Et Tacite invente une langue nouvelle. C’est, dit M. Courbaud, « le désir d’innover… Un courant général portait le siècle vers le rajeunissement, la nouveauté… » C’est aussi qu’une langue soumise aux règles d’une logique impérieuse ne suffit pas à la peinture de l’absurdité. Une cause qui déroule normalement ses effets trouve son image dans les lentes évolutions d’une phrase périodique ; la révolte des effets secoue la phrase et la brise : les morceaux de la phrase, vous n’avez plus qu’à les juxtaposer dans le désordre, — mais dans le désordre véritable, — des effets. Une âme qui obéit à la raison lie ses idées, ses sentiments au gré de la même logique à laquelle obéissent les éléments d’une phrase périodique : non pas une âme bouleversée.

« Je vais développer les origines et les causes… » dit une fois Tacite. Les origines et les causes de la révolution que les Vitelliens ont excitée…Puis, c’est une inconcevable folie dans laquelle se perdent les causes.

« Suscepere duo manipulares imperium populi romani transferendum, et transtulerunt… » Il y a cette immensité de l’Empire romain ; et il y a deux méchants soldats. Les deux soldats ont assumé la besogne de passer à qui leur chante l’immensité de l’Empire romain : les deux soldats ont réussi. Voilà ce qu’on voit, l’absurdité qu’on a sous les yeux. Et les gens : les uns des bandits, les autres quasi honorables ; fous, les uns et les autres. Leurs velléités se succèdent, se remplacent ou bien se heurtent, se détruisent.

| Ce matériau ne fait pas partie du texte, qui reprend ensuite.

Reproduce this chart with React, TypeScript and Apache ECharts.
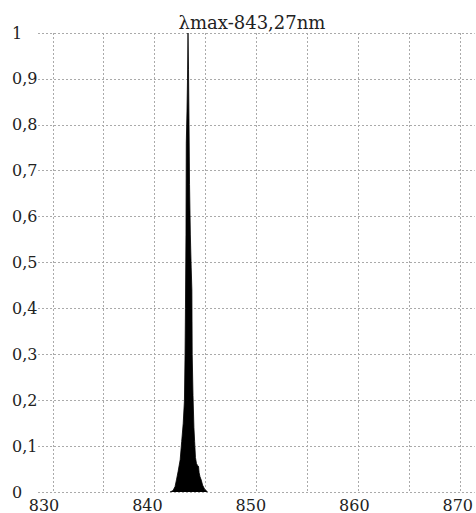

L’art de Tacite et sa pensée ou sa philosophie de l’histoire, l’intelligente vision qu’il a eue de son époque et le désespoir qu’il en a éprouvé sont dans un tel accord ensemble, et dans un tel accord avec les mots hardis et tumultueux qu’il emploie, avec la syntaxe étonnamment libre, — et qui est une syntaxe pourtant, — à laquelle il sait le soumettre, qu’on a grand tort de chercher ailleurs qu’en lui, ailleurs qu’en son génie et ses volontés le commentaire de son œuvre. L’élève des rhéteurs, le liseur à la mode, non ! Mais le peintre extraordinaire d’un désordre énorme et subtil, désordre de toutes choses, désordre des âmes futiles et désordre de l’Empire romain ; l’historien qui a le plus amèrement compris que l’Histoire est une épouvantable histoire et qui a enseveli dans un linceul d’étrange beauté le honteux désastre de Rome.


ANDRE BEAUNIER.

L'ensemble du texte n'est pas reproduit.